I'm still bonding with my new studio. When we first arrived here, I jammed everything I didn't want to deal with into my storage room. Suddenly, it is Fall and I have to begin painting for a couple upcoming gallery shows so I have to get organized. I pulled everything out of the storage room, repositioned the shelving unit to a different wall and ordered a work table to go along the wall where the shelf had been. I left my collection of frames in the main room of the studio beside my drafting table so I would have to look at it daily and do something about it. I culled those with imperfections - I thought I would use them someday for personal work. That left about 50 frames, wood and metal, some with mat and glass.

I was excited to paint a larger version of my Chicken Coop study and use a frame I had on hand but the first frame I pulled out of a box had a mat and glass in horizontal format instead of the vertical format of the small study. Well, an added challenge, that's okay.

When I begin a new painting, I almost always take step x step photos but then when the painting process gets exciting, I forget to stop and take photos so there are only three below. They will give you an idea of how I begin a pastel when I don't use an under painting. This painting was FUN, maybe because I was so fond of the little Chicken Coop study. This is a scene from our new, more rural neighborhood. I love it here.

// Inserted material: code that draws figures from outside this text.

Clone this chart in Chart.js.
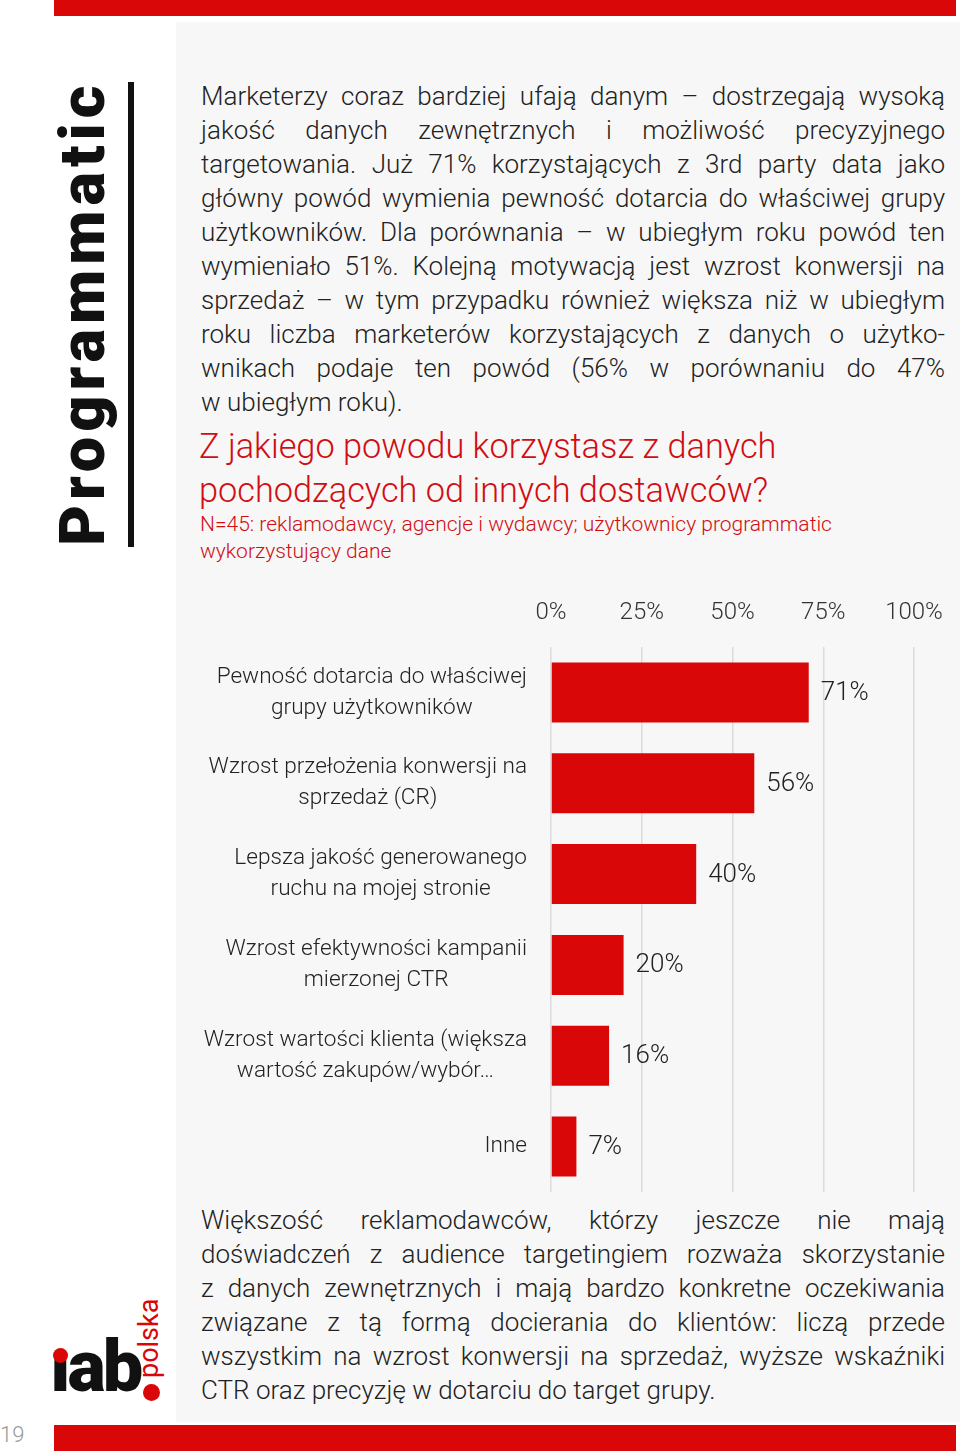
<!DOCTYPE html>
<html lang="pl">
<head>
<meta charset="utf-8">
<script src="https://cdn.jsdelivr.net/npm/chart.js@4/dist/chart.umd.min.js"></script>
<style>
  html, body { margin: 0; padding: 0; }
  body { width: 960px; height: 1451px; position: relative; background: #fff; font-family: Roboto, sans-serif; overflow: hidden; }
  .abs { position: absolute; }
  #panel { left: 176px; top: 22px; width: 784px; height: 1400px; background: #f7f7f7; }
  .redbar { background: #d90707; }
  #topbar { left: 54px; top: 0; width: 902px; height: 16px; }
  #botbar { left: 54px; top: 1425px; width: 902px; height: 26px; }
  #vline { left: 128px; top: 82px; width: 6px; height: 465px; background: #111; }
  #section { left: 52px; top: 84px; height: 462px; writing-mode: vertical-rl; transform: rotate(180deg);
    font-weight: 900; font-size: 63px; line-height: 62px; color: #111; letter-spacing: 5px; text-align: center; }
  .para { left: 201px; width: 744px; font-weight: 300; font-size: 26px; line-height: 34px; color: #222; }
  .para div { text-align: justify; text-align-last: justify; white-space: nowrap; }
  .para div.last { text-align-last: left; }
  #p1 { top: 79px; }
  #p2 { top: 1203px; }
  #title { left: 199px; top: 424px; font-weight: 300; font-size: 34.3px; line-height: 44px; color: #d10d12; }
  #sub { left: 200px; top: 511px; font-weight: 300; font-size: 21px; line-height: 27px; color: #d10d12; }
  #chartwrap { left: 190px; top: 585px; width: 770px; height: 607px; }
  #logo { left: 50px; top: 1322px; font-weight: 900; font-size: 72px; line-height: 90px; color: #111; letter-spacing: -3px; }
  #idot { left: 53px; top: 1348px; width: 15px; height: 15px; border-radius: 50%; background: #d90707; }
  #polska { left: 134px; top: 1298px; height: 80px; writing-mode: vertical-rl; transform: rotate(180deg);
    font-weight: 400; font-size: 27px; line-height: 30px; color: #d90707; }
  #pdot { left: 143px; top: 1384px; width: 17px; height: 17px; border-radius: 50%; background: #d90707; }
  #pagenum { left: 0; top: 1422px; font-weight: 300; font-size: 22px; color: #9a9a9a; }
</style>
</head>
<body>
<div id="panel" class="abs"></div>
<div id="topbar" class="abs redbar"></div>
<div id="botbar" class="abs redbar"></div>
<div id="section" class="abs">Programmatic</div>
<div id="vline" class="abs"></div>

<div id="p1" class="abs para">
  <div>Marketerzy coraz bardziej ufają danym – dostrzegają wysoką</div>
  <div>jakość danych zewnętrznych i możliwość precyzyjnego</div>
  <div>targetowania. Już 71% korzystających z 3rd party data jako</div>
  <div>główny powód wymienia pewność dotarcia do właściwej grupy</div>
  <div>użytkowników. Dla porównania – w ubiegłym roku powód ten</div>
  <div>wymieniało 51%. Kolejną motywacją jest wzrost konwersji na</div>
  <div>sprzedaż – w tym przypadku również większa niż w ubiegłym</div>
  <div>roku liczba marketerów korzystających z danych o użytko-</div>
  <div>wnikach podaje ten powód (56% w porównaniu do 47%</div>
  <div class="last">w ubiegłym roku).</div>
</div>

<div id="title" class="abs">Z jakiego powodu korzystasz z danych<br>pochodzących od innych dostawców?</div>
<div id="sub" class="abs">N=45: reklamodawcy, agencje i wydawcy; użytkownicy programmatic<br>wykorzystujący dane</div>

<div id="chartwrap" class="abs"><canvas id="chart" width="770" height="607"></canvas></div>

<div id="p2" class="abs para">
  <div>Większość reklamodawców, którzy jeszcze nie mają</div>
  <div>doświadczeń z audience targetingiem rozważa skorzystanie</div>
  <div>z danych zewnętrznych i mają bardzo konkretne oczekiwania</div>
  <div>związane z tą formą docierania do klientów: liczą przede</div>
  <div>wszystkim na wzrost konwersji na sprzedaż, wyższe wskaźniki</div>
  <div class="last">CTR oraz precyzję w dotarciu do target grupy.</div>
</div>

<div id="logo" class="abs">ıab</div>
<div id="idot" class="abs"></div>
<div id="polska" class="abs">polska</div>
<div id="pdot" class="abs"></div>
<div id="pagenum" class="abs">19</div>

<script>
// chart data
const categories = [
    ["Pewność dotarcia do właściwej", "grupy użytkowników"],
    ["Wzrost przełożenia konwersji na", "sprzedaż (CR)"],
    ["Lepsza jakość generowanego", "ruchu na mojej stronie"],
    ["Wzrost efektywności kampanii", "mierzonej CTR"],
    ["Wzrost wartości klienta (większa", "wartość zakupów/wybór…"],
    ["Inne"]
];
const values = [71, 56, 40, 20, 16, 7];
const tickValues = [0, 25, 50, 75, 100];

const red = "#d90707";

// category labels: each block centred on its own widest line, block right-aligned
const categoryLabels = {
    id: "categoryLabels",
    afterDraw(chart) {
        const ctx = chart.ctx;
        const yScale = chart.scales.y;
        const right = chart.chartArea.left - 24;
        ctx.save();
        ctx.font = "300 22.6px Roboto";
        ctx.fillStyle = "#222";
        ctx.textAlign = "center";
        ctx.textBaseline = "middle";
        categories.forEach((lines, i) => {
            const y = yScale.getPixelForValue(i);
            const widest = Math.max(...lines.map(l => ctx.measureText(l).width));
            const cx = right - widest / 2;
            const lh = 31;
            lines.forEach((line, j) => {
                ctx.fillText(line, cx, y - (lines.length - 1) * lh / 2 + j * lh);
            });
        });
        ctx.restore();
    }
};

// value labels at the end of each bar
const valueLabels = {
    id: "valueLabels",
    afterDatasetsDraw(chart) {
        const ctx = chart.ctx;
        const meta = chart.getDatasetMeta(0);
        ctx.save();
        ctx.font = "300 26px Roboto";
        ctx.fillStyle = "#222";
        ctx.textAlign = "left";
        ctx.textBaseline = "middle";
        meta.data.forEach((bar, i) => {
            ctx.fillText(values[i] + "%", bar.x + 12, bar.y + 1);
        });
        ctx.restore();
    }
};

const config = {
    type: "bar",
    data: {
        labels: categories,
        datasets: [{
            data: values,
            backgroundColor: red,
            borderWidth: 0,
            barPercentage: 0.66,
            categoryPercentage: 1
        }]
    },
    options: {
        indexAxis: "y",
        responsive: false,
        animation: false,
        layout: { padding: { left: 0, right: 46, top: 0, bottom: 0 } },
        plugins: {
            legend: { display: false },
            tooltip: { enabled: false }
        },
        scales: {
            x: {
                position: "top",
                min: 0,
                max: 100,
                afterBuildTicks(scale) {
                    scale.ticks = tickValues.map(v => ({ value: v }));
                },
                afterFit(scale) {
                    scale.height = 62;
                    // let the layout padding decide where 100% sits
                    scale.paddingLeft = 0;
                    scale.paddingRight = 0;
                },
                ticks: {
                    padding: 20,
                    color: "#333",
                    font: { family: "Roboto", size: 24, weight: "300" },
                    callback: v => v + "%"
                },
                grid: { color: "#dcdcdc", lineWidth: 1.5, drawTicks: false },
                border: { display: false }
            },
            y: {
                afterFit(scale) { scale.width = 361; },
                ticks: { display: false },
                grid: { display: false },
                border: { display: false }
            }
        }
    },
    plugins: [categoryLabels, valueLabels]
};

new Chart(document.getElementById("chart"), config);
</script>
</body>
</html>
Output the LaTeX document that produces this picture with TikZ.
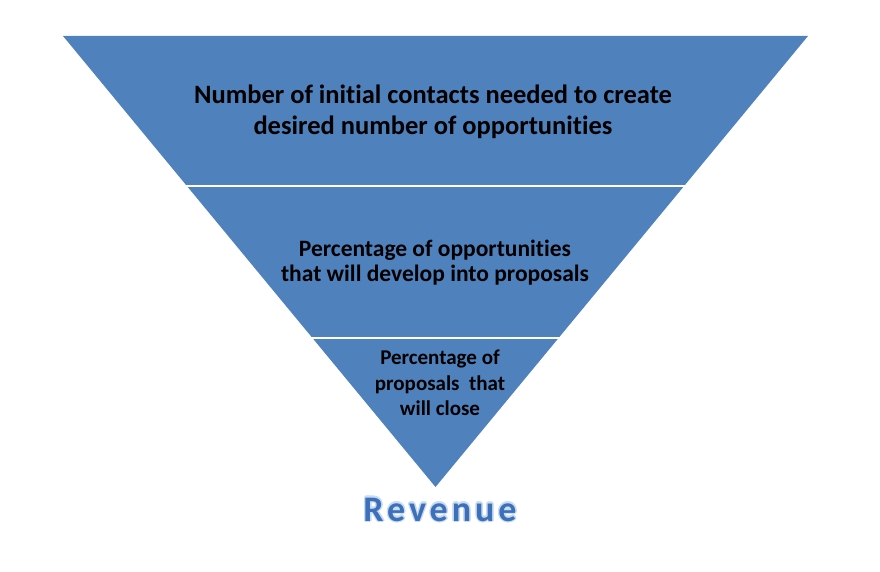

Chicken Coop, pastel, 11 x 15 inches


  1. Thank you for your post. I love your Chicken Coop painting. Your designs are always superb! And about frames. Have been sanding some of my rejects lately to hopefully, with some success, paint off white, my new favorite frame color. I'd be interested in hearing more about frames that you like or reject.

  2. Barbara,
    I was wondering how you work the lines of the buildings so that they are so straight... something I notice in most of your work and I am curious about.


  3. For straight, clean lines, the paper and the pastel both play a part. This is Pastelmat paper, very grabby for crisp, clean lines. A NEW stick of Nupastel has very sharp corners to lay in sharp edges. Place the Nupastel against your paper and pull confidently down or sideways. You'll get one chance to make a clean, fresh stroke. In this painting I completed the chicken coop first. I know I can make beautiful trees but chicken coops? Not so sure. So, the chicken coop was 95% complete before I went on to other areas. In this painting, the white gutter was laid in initially with a sharp pastel pencil and ruler. You can see in the finished painting that I broke the line with random marks.